GIVEN MATERIAL:
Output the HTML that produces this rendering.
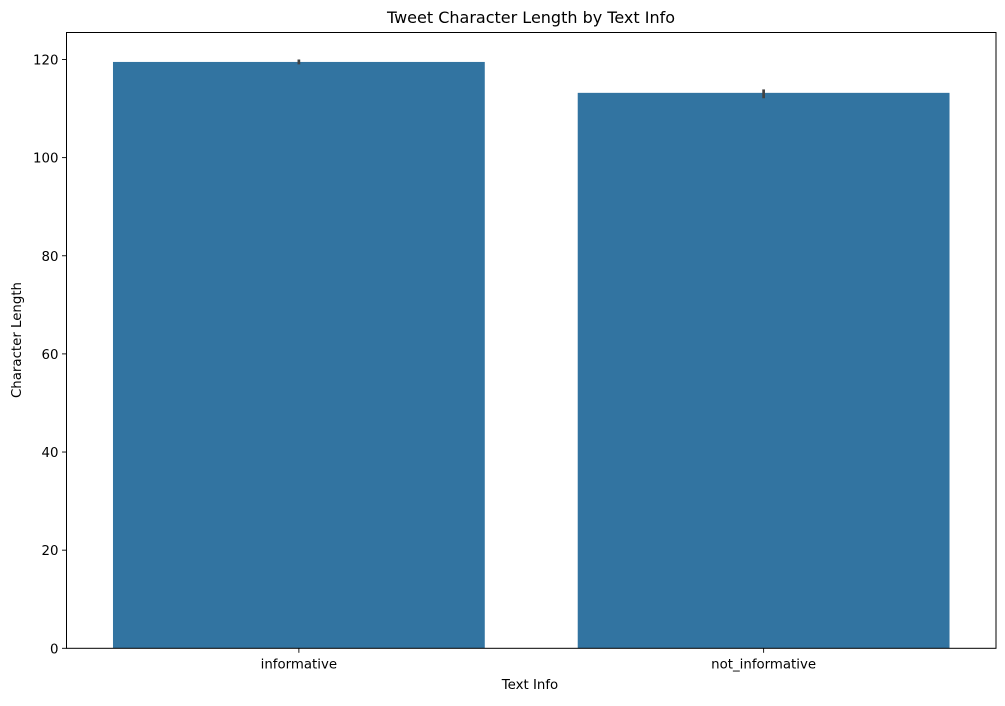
<!DOCTYPE html>
<html><head><meta charset="utf-8"><style>
body{margin:0;background:#fff;}
svg text{font-family:"DejaVu Sans","Liberation Sans",sans-serif;}
</style></head><body>
<svg id="chart" width="1005" height="701" xmlns="http://www.w3.org/2000/svg">
<rect width="1005" height="701" fill="#fff"/>
<g id="bars"></g>
<g id="axes"></g>
<text x="531" y="23" text-anchor="middle" font-size="16">Tweet Character Length by Text Info</text>
<text x="530" y="689" text-anchor="middle" font-size="13.33">Text Info</text>
<text transform="translate(21,340) rotate(-90)" text-anchor="middle" font-size="13.33">Character Length</text>
</svg>
<script>
const categories = ["informative", "not_informative"];
const values = [119.5, 113.2];
const errLow = [119.0, 112.1];
const errHigh = [120.0, 113.9];
const yTicks = [0, 20, 40, 60, 80, 100, 120];

const L = 66.5, R = 996, T = 32.5, B = 648.3;
const yMax = 125.5;
function y(v){ return B - v * (B - T) / yMax; }
const band = (R - L) / categories.length;
function xc(i){ return L + band * (i + 0.5); }
const NS = "http://www.w3.org/2000/svg";
function mk(tag, attrs, parent){ const e = document.createElementNS(NS, tag); for (const k in attrs) e.setAttribute(k, attrs[k]); parent.appendChild(e); return e; }
const bars = document.getElementById('bars');
const axes = document.getElementById('axes');
const bw = band * 0.8;
categories.forEach((c, i) => {
  const r = mk('rect', {x: xc(i) - bw/2, y: y(values[i]), width: bw, height: B - y(values[i]), fill: '#3274a1'}, bars);
  
  
  const e = mk('line', {x1: xc(i), x2: xc(i), y1: y(errLow[i]), y2: y(errHigh[i]), stroke: '#424242', 'stroke-width': 2.7}, bars);
  
  
  mk('line', {x1: xc(i), x2: xc(i), y1: B, y2: B + 4.5, stroke: '#000', 'stroke-width': 0.9}, axes);
  const t = mk('text', {x: xc(i), y: B + 20, 'text-anchor': 'middle', 'font-size': 13.33}, axes);
  t.textContent = c;
  
  
});
yTicks.forEach(v => {
  mk('line', {x1: L - 4.5, x2: L, y1: y(v), y2: y(v), stroke: '#000', 'stroke-width': 0.9}, axes);
  const t = mk('text', {x: L - 8, y: y(v) + 5, 'text-anchor': 'end', 'font-size': 13.33}, axes);
  t.textContent = v;
  
  
});
const frame = mk('rect', {x: L, y: T, width: R - L, height: B - T, fill: 'none', stroke: '#000', 'stroke-width': 1}, axes);


</script>
</body></html>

REQUIREMENTS: Quote the data exactly, leaving every image out of the copy.

FULL ANSWER:
Output the HTML that produces this rendering.
<!DOCTYPE html>
<html><head><meta charset="utf-8"><style>
body{margin:0;background:#fff;}
svg text{font-family:"DejaVu Sans","Liberation Sans",sans-serif;}
</style></head><body>
<svg id="chart" width="1005" height="701" xmlns="http://www.w3.org/2000/svg">
<rect width="1005" height="701" fill="#fff"/>
<g id="bars"></g>
<g id="axes"></g>
<text x="531" y="23" text-anchor="middle" font-size="16">Tweet Character Length by Text Info</text>
<text x="530" y="689" text-anchor="middle" font-size="13.33">Text Info</text>
<text transform="translate(21,340) rotate(-90)" text-anchor="middle" font-size="13.33">Character Length</text>
</svg>
<script>
const categories = ["informative", "not_informative"];
const values = [119.5, 113.2];
const errLow = [119.0, 112.1];
const errHigh = [120.0, 113.9];
const yTicks = [0, 20, 40, 60, 80, 100, 120];

const L = 66.5, R = 996, T = 32.5, B = 648.3;
const yMax = 125.5;
function y(v){ return B - v * (B - T) / yMax; }
const band = (R - L) / categories.length;
function xc(i){ return L + band * (i + 0.5); }
const NS = "http://www.w3.org/2000/svg";
function mk(tag, attrs, parent){ const e = document.createElementNS(NS, tag); for (const k in attrs) e.setAttribute(k, attrs[k]); parent.appendChild(e); return e; }
const bars = document.getElementById('bars');
const axes = document.getElementById('axes');
const bw = band * 0.8;
categories.forEach((c, i) => {
  const r = mk('rect', {x: xc(i) - bw/2, y: y(values[i]), width: bw, height: B - y(values[i]), fill: '#3274a1'}, bars);
  
  
  const e = mk('line', {x1: xc(i), x2: xc(i), y1: y(errLow[i]), y2: y(errHigh[i]), stroke: '#424242', 'stroke-width': 2.7}, bars);
  
  
  mk('line', {x1: xc(i), x2: xc(i), y1: B, y2: B + 4.5, stroke: '#000', 'stroke-width': 0.9}, axes);
  const t = mk('text', {x: xc(i), y: B + 20, 'text-anchor': 'middle', 'font-size': 13.33}, axes);
  t.textContent = c;
  
  
});
yTicks.forEach(v => {
  mk('line', {x1: L - 4.5, x2: L, y1: y(v), y2: y(v), stroke: '#000', 'stroke-width': 0.9}, axes);
  const t = mk('text', {x: L - 8, y: y(v) + 5, 'text-anchor': 'end', 'font-size': 13.33}, axes);
  t.textContent = v;
  
  
});
const frame = mk('rect', {x: L, y: T, width: R - L, height: B - T, fill: 'none', stroke: '#000', 'stroke-width': 1}, axes);


</script>
</body></html>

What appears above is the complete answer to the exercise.